Balancing redox in basic solution uses half-reactions, balancing atoms and charges with water and hydroxide, and then combining them so the electrons cancel. Identify the two half-reactions. In this couple, manganese is reduced: MnO4− becomes MnO2, gaining 3 electrons. Nitrite is oxidized: NO2− becomes NO3−, releasing 2 electrons.
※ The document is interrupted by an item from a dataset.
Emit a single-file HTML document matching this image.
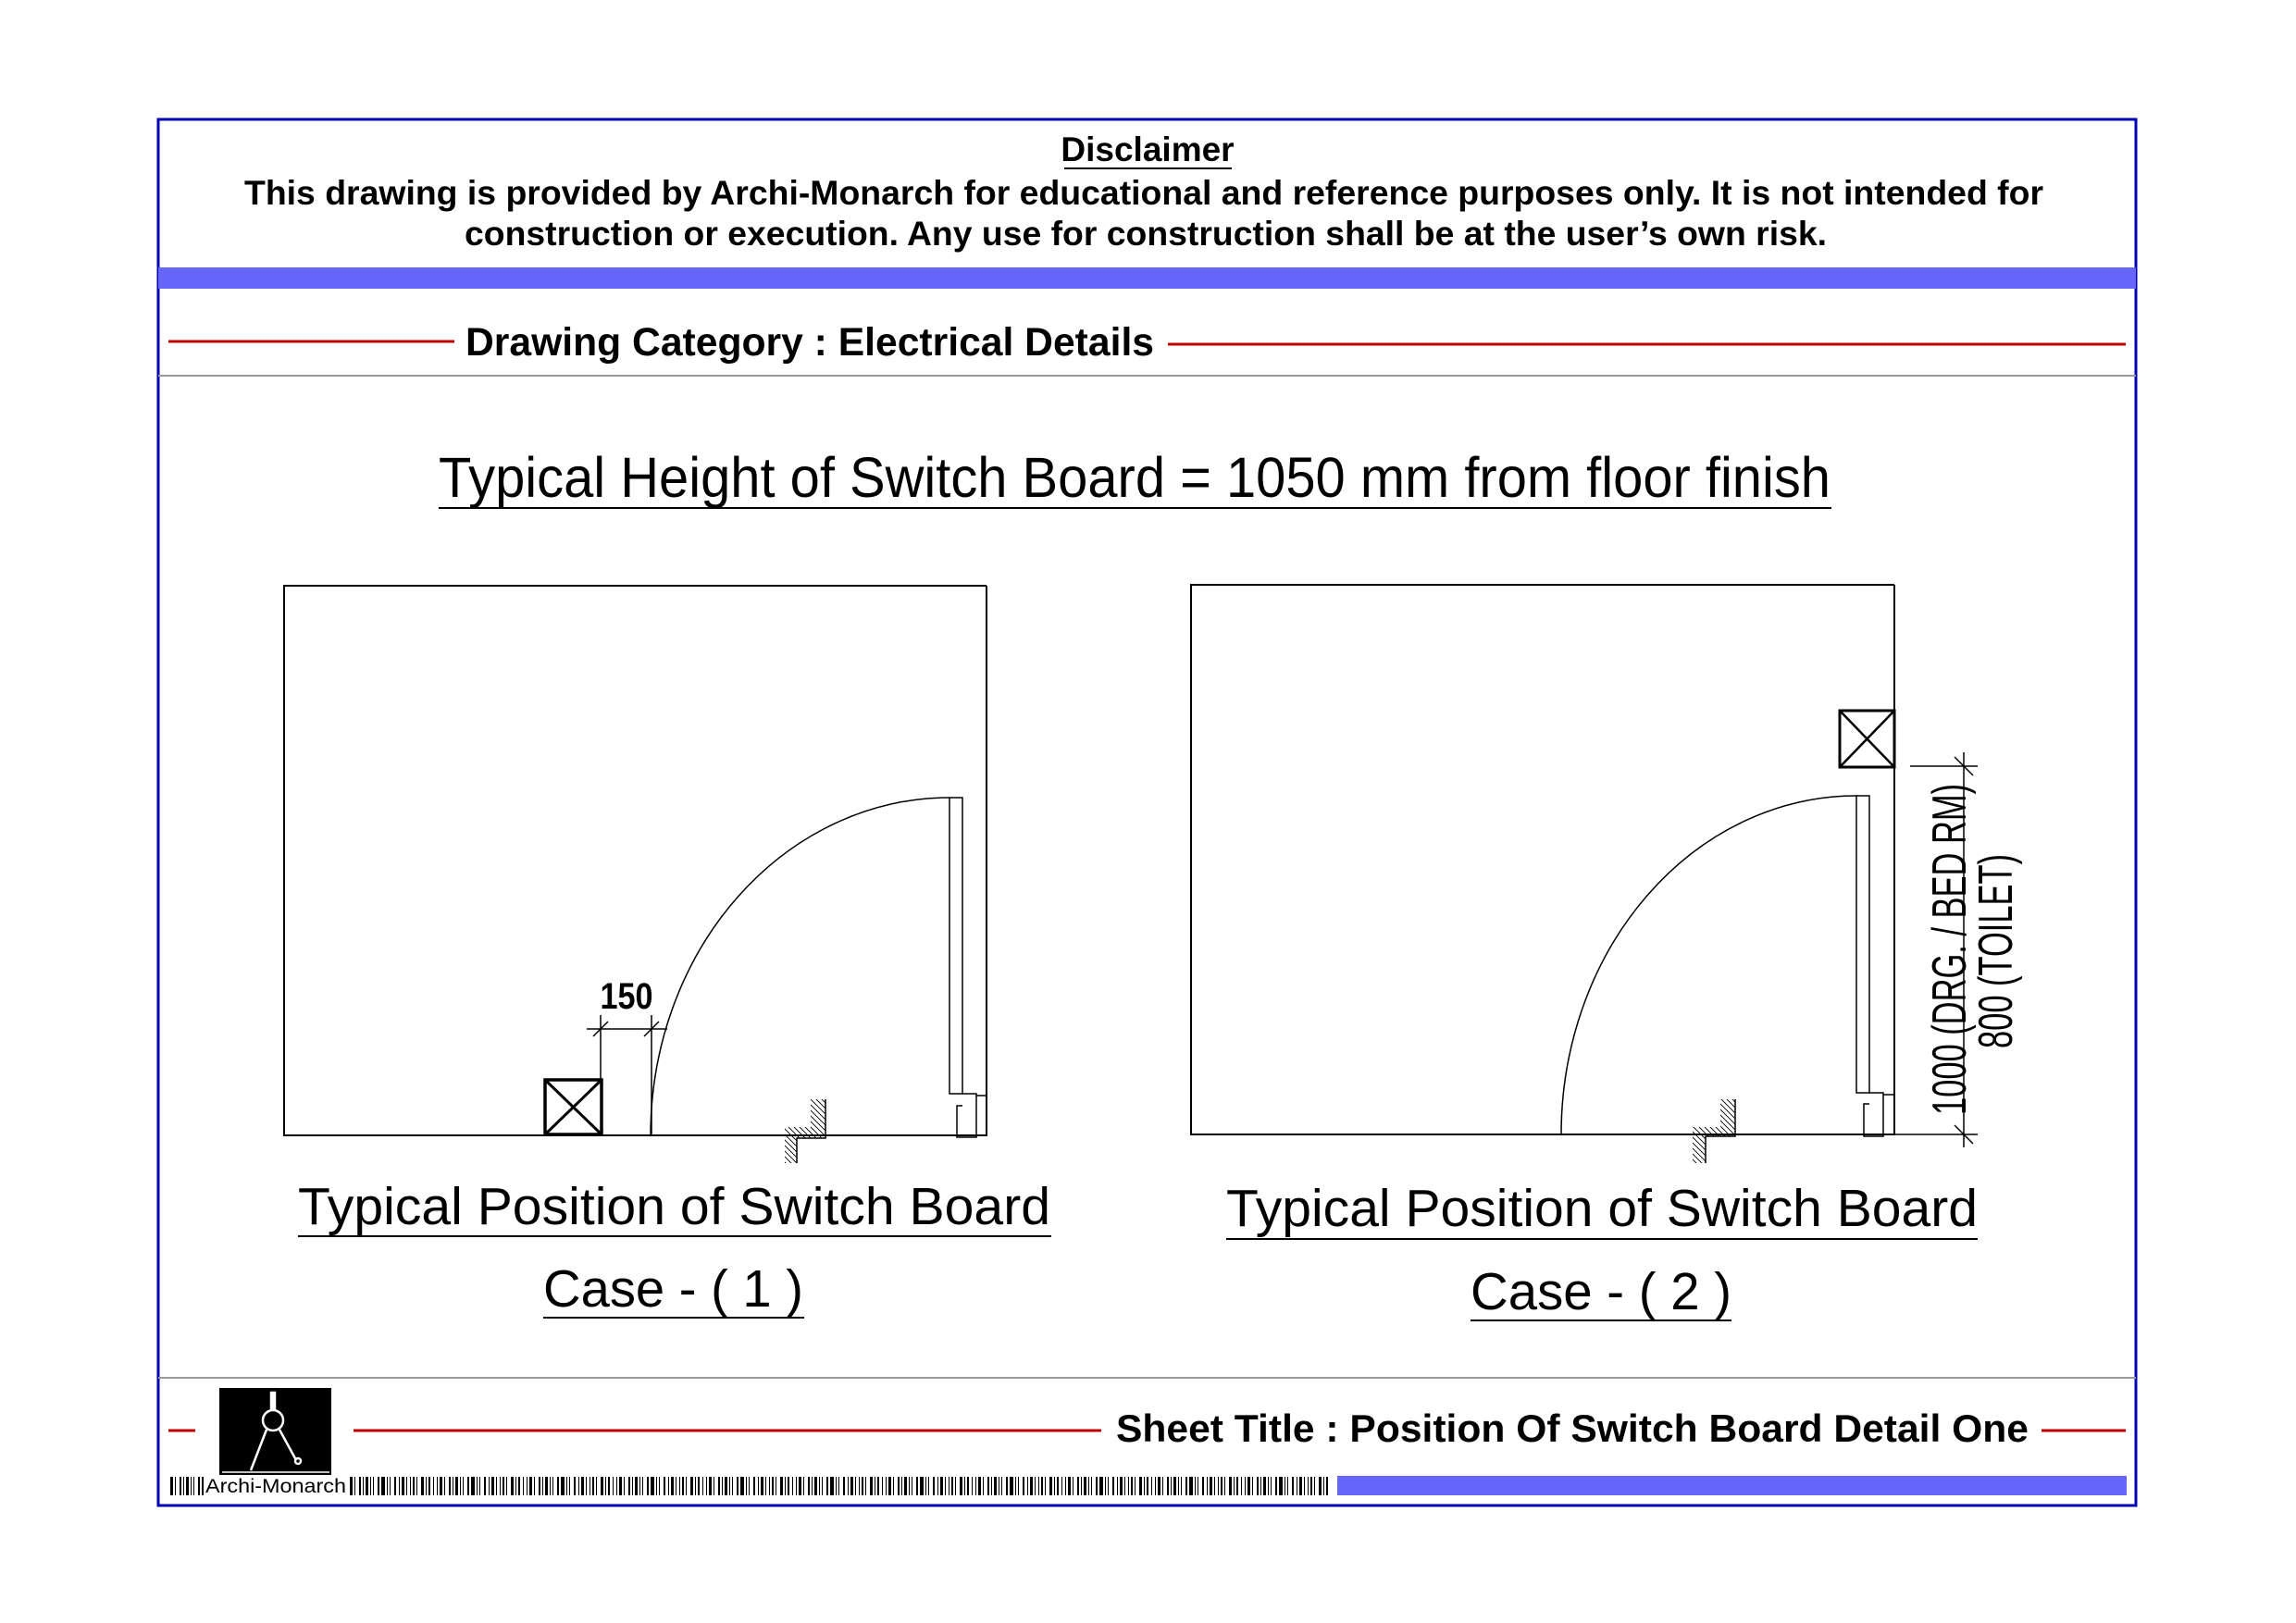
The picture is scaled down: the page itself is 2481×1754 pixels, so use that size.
<!DOCTYPE html>
<html><head><meta charset="utf-8"><style>
html,body{margin:0;padding:0;background:#fff;}
svg{display:block;}
text{font-family:"Liberation Sans",Arial,sans-serif;fill:#000;}
</style></head><body>
<svg width="2481" height="1754" viewBox="0 0 2481 1754" xmlns="http://www.w3.org/2000/svg">
<defs>
<pattern id="h" patternUnits="userSpaceOnUse" width="6" height="6">
<path d="M-1,-1 L7,7 M-7,-1 L1,7 M5,-1 L13,7" stroke="#000" stroke-width="0.9"/>
</pattern>
<pattern id="bc" patternUnits="userSpaceOnUse" width="97" height="20" x="0" y="1596">
<rect x="0" y="0" width="2" height="20"/><rect x="4" y="0" width="1" height="20"/><rect x="7" y="0" width="3" height="20"/><rect x="12" y="0" width="1" height="20"/><rect x="15" y="0" width="1" height="20"/><rect x="20" y="0" width="2" height="20"/><rect x="24" y="0" width="4" height="20"/><rect x="30" y="0" width="1" height="20"/><rect x="33" y="0" width="1" height="20"/><rect x="38" y="0" width="2" height="20"/><rect x="43" y="0" width="1" height="20"/><rect x="46" y="0" width="3" height="20"/><rect x="51" y="0" width="1" height="20"/><rect x="55" y="0" width="1" height="20"/><rect x="58" y="0" width="2" height="20"/><rect x="62" y="0" width="1" height="20"/><rect x="67" y="0" width="3" height="20"/><rect x="72" y="0" width="1" height="20"/><rect x="75" y="0" width="2" height="20"/><rect x="80" y="0" width="1" height="20"/><rect x="84" y="0" width="1" height="20"/><rect x="87" y="0" width="3" height="20"/><rect x="92" y="0" width="1" height="20"/>
</pattern>
</defs>

<rect x="171" y="129" width="2137" height="1498" fill="none" stroke="#0000b4" stroke-width="3"/>

<text x="1240" y="174" font-size="37" font-weight="bold" text-anchor="middle">Disclaimer</text>
<line x1="1150" y1="182" x2="1331" y2="182" stroke="#000" stroke-width="2"/>
<text x="264" y="221" font-size="37" font-weight="bold" textLength="1944" lengthAdjust="spacingAndGlyphs">This drawing is provided by Archi-Monarch for educational and reference purposes only. It is not intended for</text>
<text x="502" y="265" font-size="37" font-weight="bold" textLength="1472" lengthAdjust="spacingAndGlyphs">construction or execution. Any use for construction shall be at the user’s own risk.</text>

<rect x="171" y="289" width="2137" height="23" fill="#6666ff"/>

<line x1="182" y1="369" x2="491" y2="369" stroke="#c00000" stroke-width="3"/>
<line x1="1262" y1="372" x2="2297" y2="372" stroke="#c00000" stroke-width="3"/>
<text x="503" y="384" font-size="43" font-weight="bold" textLength="744" lengthAdjust="spacingAndGlyphs">Drawing Category : Electrical Details</text>
<line x1="171" y1="406" x2="2308" y2="406" stroke="#999" stroke-width="2"/>

<text x="474" y="537" font-size="61" textLength="1504" lengthAdjust="spacingAndGlyphs">Typical Height of Switch Board = 1050 mm from floor finish</text>
<line x1="474" y1="549" x2="1979" y2="549" stroke="#000" stroke-width="2"/>

<!-- LEFT ROOM -->
<g fill="none" stroke="#000" stroke-width="2">
<path d="M1066,633 H307 V1227 H1066 V633"/>
<rect x="589" y="1167" width="61" height="59" stroke-width="3.5"/>
<path d="M589,1167 L650,1226 M650,1167 L589,1226" stroke-width="3"/>
</g>
<g fill="none" stroke="#000" stroke-width="1.5">
<path d="M1026,862 A323,365 0 0,0 703,1227"/>
<rect x="1026" y="862" width="14" height="320"/>
<path d="M1040,1182 H1055 V1229 H1034 V1195 H1040 M1055,1184 H1066"/>
<path d="M649,1097 V1167 M704,1097 V1227 M634,1112 H721 M641,1120 L657,1104 M696,1120 L712,1104"/>
<path d="M892,1188 V1230 H861 V1257"/>
</g>
<path d="M876,1188 H892 V1230 H861 V1257 H848 V1218 H876 Z" fill="url(#h)"/>
<text x="677" y="1090" font-size="40" font-weight="bold" text-anchor="middle" textLength="57" lengthAdjust="spacingAndGlyphs">150</text>

<!-- RIGHT ROOM -->
<g fill="none" stroke="#000" stroke-width="2">
<path d="M2047,632 H1287 V1226 H2047 V632"/>
<rect x="1988" y="768" width="59" height="61" stroke-width="3"/>
<path d="M1988,768 L2047,829 M2047,768 L1988,829" stroke-width="2.5"/>
</g>
<g fill="none" stroke="#000" stroke-width="1.5">
<path d="M2006,860 A319,366 0 0,0 1687,1226"/>
<rect x="2006" y="860" width="14" height="321"/>
<path d="M2020,1181 H2035 V1228 H2014 V1193 H2020 M2035,1183 H2047"/>
<path d="M1875,1188 V1228 H1843 V1257"/>
<path d="M2064,828 H2137 M2047,1226 H2137 M2122,813 V1240 M2112,818 L2132,838 M2112,1216 L2132,1236"/>
</g>
<path d="M1859,1188 H1875 V1228 H1843 V1257 H1829 V1218 H1859 Z" fill="url(#h)"/>
<text transform="translate(2124,1026) rotate(-90)" font-size="52" text-anchor="middle" textLength="358" lengthAdjust="spacingAndGlyphs">1000 (DRG. / BED RM)</text>
<text transform="translate(2174,1028) rotate(-90)" font-size="52" text-anchor="middle" textLength="210" lengthAdjust="spacingAndGlyphs">800 (TOILET)</text>

<!-- captions -->
<text x="322" y="1323" font-size="57" textLength="813" lengthAdjust="spacingAndGlyphs">Typical Position of Switch Board</text>
<line x1="322" y1="1336" x2="1136" y2="1336" stroke="#000" stroke-width="2"/>
<text x="587" y="1412" font-size="57" textLength="281" lengthAdjust="spacingAndGlyphs">Case - ( 1 )</text>
<line x1="587" y1="1424" x2="869" y2="1424" stroke="#000" stroke-width="2"/>

<text x="1325" y="1325" font-size="57" textLength="812" lengthAdjust="spacingAndGlyphs">Typical Position of Switch Board</text>
<line x1="1325" y1="1339" x2="2137" y2="1339" stroke="#000" stroke-width="2"/>
<text x="1589" y="1415" font-size="57" textLength="282" lengthAdjust="spacingAndGlyphs">Case - ( 2 )</text>
<line x1="1589" y1="1427" x2="1871" y2="1427" stroke="#000" stroke-width="2"/>

<!-- footer -->
<line x1="171" y1="1489" x2="2308" y2="1489" stroke="#999" stroke-width="2"/>
<line x1="182" y1="1546" x2="211" y2="1546" stroke="#c00000" stroke-width="3"/>
<line x1="382" y1="1546" x2="1190" y2="1546" stroke="#c00000" stroke-width="3"/>
<line x1="2206" y1="1546" x2="2297" y2="1546" stroke="#c00000" stroke-width="3"/>
<text x="1206" y="1558" font-size="42" font-weight="bold" textLength="986" lengthAdjust="spacingAndGlyphs">Sheet Title : Position Of Switch Board Detail One</text>

<rect x="237" y="1500" width="121" height="94" fill="#000"/>
<g stroke="#fff" fill="none" stroke-width="2.5">
<rect x="293" y="1505" width="4" height="17" fill="#fff"/>
<circle cx="295" cy="1535" r="11"/>
<path d="M288,1545 L271,1589 M302,1545 L320,1578"/>
<path d="M240,1591 H356" stroke-width="1.5"/>
<circle cx="322" cy="1579" r="3"/>
</g>

<rect x="182" y="1596" width="38" height="20" fill="url(#bc)"/>
<rect x="378" y="1596" width="1059" height="20" fill="url(#bc)"/>
<text x="222" y="1613" font-size="21" textLength="152" lengthAdjust="spacingAndGlyphs">Archi-Monarch</text>
<rect x="1445" y="1595" width="853" height="21" fill="#6666ff"/>
</svg>
</body></html>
Half-reaction for the manganese species in base: MnO4− + 2 H2O + 3 e− → MnO2 + 4 OH− Half-reaction for the nitrogen species in base: NO2− + 2 OH− → NO3− + 2 e− + H2O To balance electrons, multiply the manganese half-reaction by 2 and the nitrite half-reaction by 3, then add: 2 MnO4− + 4 H2O + 6 e− → 2 MnO2 + 8 OH− 3 NO2− + 6 OH− → 3 NO3− + 6 e− + 3 H2O Cancel the electrons and simplify by canceling waters and OH− where possible, yielding: 2 MnO4− + NO2− + H2O → 2 MnO2 + 3 NO3− + 2 OH− Thus, the coefficient of NO3− is 3.